Author + information
- Takahiro Fujii1,
- Ippei Watanabe1,
- Daiga Saito1,
- Junko Tatebe1,
- Toshisuke Morita1 and
- Takanori Ikeda2
This study sought to evaluate if indoxyl sulfate (IS), a protein bound uremic toxin predicts prognosis after acute coronary syndrome (ACS).
We prospectively enrolled 98 patients who underwent primary percutaneous coronary intervention for ACS. Patients on hemodialysis were excluded. The endpoint of this study was 6-months composite events including death, non-fatal myocardial infarction, heart failure requiring hospitalization and major bleeding.
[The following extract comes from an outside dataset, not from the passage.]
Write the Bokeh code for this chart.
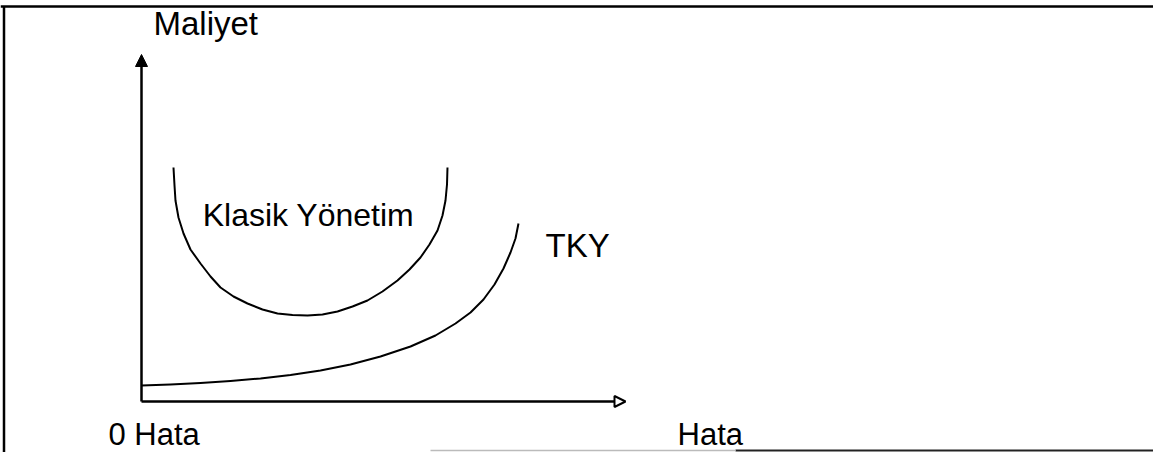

The independent predictors were identified by a multivariate logistic regression analysis. The incremental prognostic value of biomarkers added to GRACE risk score was assessed by receiver operating characteristic (ROC), net reclassification improvement (NRI) and integrated discrimination improvement (IDI).
Serum IS was significantly higher in subjects who developed composite events (0.06 vs 0.14 mg/dl, p<0.001). After adjustment by confounding factors, multivariate analysis found IS (OR:41.4, 95% CI:1.26-1360, p<0.05), hemoglobin (OR:0.52, 95% CI: 0.31-0.86, p<0.05), loop diuretics (OR: 67.6, 95% CI: 4.04-1130, p<0.01) and atrial fibrillation (OR: 23.4, 95% CI: 1.60-342.0, p<0.05) were independent predictive factors. Although neither IS nor hemoglobin was independently associated with the improvement of risk stratification, their combination significantly conferred an additive value to GRACE risk score for predicting the incidence of composite events (area under the curve :0.765 vs 0.841; Z = -2.1577, p-value = 0.03, NRI :0.8905: p< 0.001 and IDI 0.1958: p=0.02).
IS was a prognostic factor after ACS. The Combination of IS and hemoglobin improved the risk stratification in addition to GRACE risk score, suggesting IS may play an important role in the interaction between impaired renal function and anemia in patients with ACS.